I’ve seen a lot of men in the maritime industry encourage Queen Bee behavior. Let’s face it: people (especially sailors) love a catfight. Drama is entertaining, it makes things interesting. It’s no fun when everyone is happy and getting along. It seems to me that people aren’t comfortable with the idea of women who work together in a male-dominated workplace actually liking each other. It makes more sense to them to see us battling amongst ourselves for status, rather than advocating for each other. In turn, this historically has led to women internalizing their perceived inferiority and feeling pressured to cast a shadow over the other women in their workplace; to feel threatened by others’ success – as if it somehow diminishes their own – to sabotage others in order to protect their “territory” or their unique status as the lone woman of the group, one of the guys, because those traits are somehow more valuable to society. I’ve witnessed women bad-mouthing other women in the workplace, echoing the sexist beliefs of the men in the room to gain legitimacy.

I reject this behavior.

I read Sheryl Sandberg’s book Lean In the same month it was released. It quickly became my reference for navigating just about everything career-related, and put into words so many things I had seen and felt but hadn’t been able to articulate. One of the things I was introduced to was Queen Bee syndrome; the phenomenon that manifests itself when the presence of another woman in the room signals a threat or competition, rather than a friend or ally, and sets us up to work against each other for recognition or credibility. This is such a huge waste of our energy. I was shocked, and somewhat ashamed, when I read about this and realized it was true, and that I was perpetrating it. I knew those twinges of jealousy in the classroom when another girl came around and I was no longer the only one in a roomful of men. Did she steal my spotlight, my voice? Not really. But I was afraid she would. I was one of the boys, I was special. I didn’t want that to change. But when I finally realized how exhausting it was to maintain this stance, I started to understand how much better off I would be, how I could improve the lives of others, if I made the conscious decision to encourage and champion my peers, to offer them my support and guidance, rather than diminish them.

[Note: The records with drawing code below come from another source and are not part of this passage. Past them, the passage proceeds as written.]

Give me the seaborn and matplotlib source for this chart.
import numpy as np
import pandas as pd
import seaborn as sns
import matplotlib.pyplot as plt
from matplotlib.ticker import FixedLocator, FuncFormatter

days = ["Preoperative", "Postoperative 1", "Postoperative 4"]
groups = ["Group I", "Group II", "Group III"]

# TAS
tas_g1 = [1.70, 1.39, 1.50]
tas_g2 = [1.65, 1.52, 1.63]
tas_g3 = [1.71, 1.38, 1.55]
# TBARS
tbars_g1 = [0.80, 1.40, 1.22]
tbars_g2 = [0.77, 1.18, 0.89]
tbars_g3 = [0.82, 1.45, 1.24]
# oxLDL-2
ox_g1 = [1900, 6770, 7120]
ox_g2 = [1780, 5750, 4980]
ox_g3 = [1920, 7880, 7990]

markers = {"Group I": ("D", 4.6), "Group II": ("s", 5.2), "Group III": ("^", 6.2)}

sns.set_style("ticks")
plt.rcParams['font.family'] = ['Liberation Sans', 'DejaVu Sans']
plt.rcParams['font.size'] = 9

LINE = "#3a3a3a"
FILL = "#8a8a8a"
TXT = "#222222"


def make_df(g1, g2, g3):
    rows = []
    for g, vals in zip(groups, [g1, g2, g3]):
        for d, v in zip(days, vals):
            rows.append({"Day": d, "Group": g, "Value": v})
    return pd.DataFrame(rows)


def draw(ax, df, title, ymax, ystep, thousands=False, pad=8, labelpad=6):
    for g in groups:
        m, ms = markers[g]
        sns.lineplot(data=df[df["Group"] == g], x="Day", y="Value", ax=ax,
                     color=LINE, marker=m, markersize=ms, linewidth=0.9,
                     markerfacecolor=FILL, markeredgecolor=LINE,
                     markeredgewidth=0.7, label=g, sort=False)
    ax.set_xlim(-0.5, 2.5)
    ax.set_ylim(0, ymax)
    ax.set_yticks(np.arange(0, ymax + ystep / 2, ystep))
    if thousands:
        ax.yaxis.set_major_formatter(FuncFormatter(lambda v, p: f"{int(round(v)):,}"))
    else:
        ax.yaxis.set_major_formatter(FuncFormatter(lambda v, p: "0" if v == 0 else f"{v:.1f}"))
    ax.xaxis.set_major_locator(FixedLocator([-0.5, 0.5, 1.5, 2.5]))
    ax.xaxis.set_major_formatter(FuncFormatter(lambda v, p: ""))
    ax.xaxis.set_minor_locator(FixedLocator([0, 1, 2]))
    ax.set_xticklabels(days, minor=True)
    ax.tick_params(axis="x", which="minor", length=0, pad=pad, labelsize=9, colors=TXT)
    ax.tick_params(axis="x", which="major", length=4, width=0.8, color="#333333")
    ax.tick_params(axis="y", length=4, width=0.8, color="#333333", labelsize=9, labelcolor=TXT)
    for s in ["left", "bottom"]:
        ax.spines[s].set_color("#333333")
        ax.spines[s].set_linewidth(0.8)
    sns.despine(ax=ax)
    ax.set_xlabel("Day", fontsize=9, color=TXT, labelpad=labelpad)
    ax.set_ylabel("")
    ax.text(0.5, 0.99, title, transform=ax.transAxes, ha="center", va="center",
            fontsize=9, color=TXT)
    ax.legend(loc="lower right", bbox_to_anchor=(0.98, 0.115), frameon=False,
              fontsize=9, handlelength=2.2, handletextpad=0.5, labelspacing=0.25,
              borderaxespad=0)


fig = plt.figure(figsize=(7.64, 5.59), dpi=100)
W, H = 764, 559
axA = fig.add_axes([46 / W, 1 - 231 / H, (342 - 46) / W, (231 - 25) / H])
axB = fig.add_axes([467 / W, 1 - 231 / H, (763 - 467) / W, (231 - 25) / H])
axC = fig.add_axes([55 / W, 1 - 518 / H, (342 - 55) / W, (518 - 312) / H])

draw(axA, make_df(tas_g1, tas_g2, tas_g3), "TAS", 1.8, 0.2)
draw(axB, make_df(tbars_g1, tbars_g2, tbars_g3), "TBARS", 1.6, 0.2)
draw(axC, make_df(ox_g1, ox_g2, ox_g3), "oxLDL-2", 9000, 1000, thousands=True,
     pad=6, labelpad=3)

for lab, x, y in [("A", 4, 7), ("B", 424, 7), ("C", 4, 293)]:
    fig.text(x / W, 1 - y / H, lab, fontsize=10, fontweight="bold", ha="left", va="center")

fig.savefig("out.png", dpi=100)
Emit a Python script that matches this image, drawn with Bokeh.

It’s changed my life for the better, and I encourage women and men in the industry all the time to recognize this behavior and try to change it. Valdez is a unique place, in that there is at least one woman on almost every boat in the Crowley fleet here. It’s a breath of fresh air to feel a sisterly kinship with the people I work with. This trend gives me hope that we can focus our energy on helping each other out, and I’m convinced we will all benefit as a result.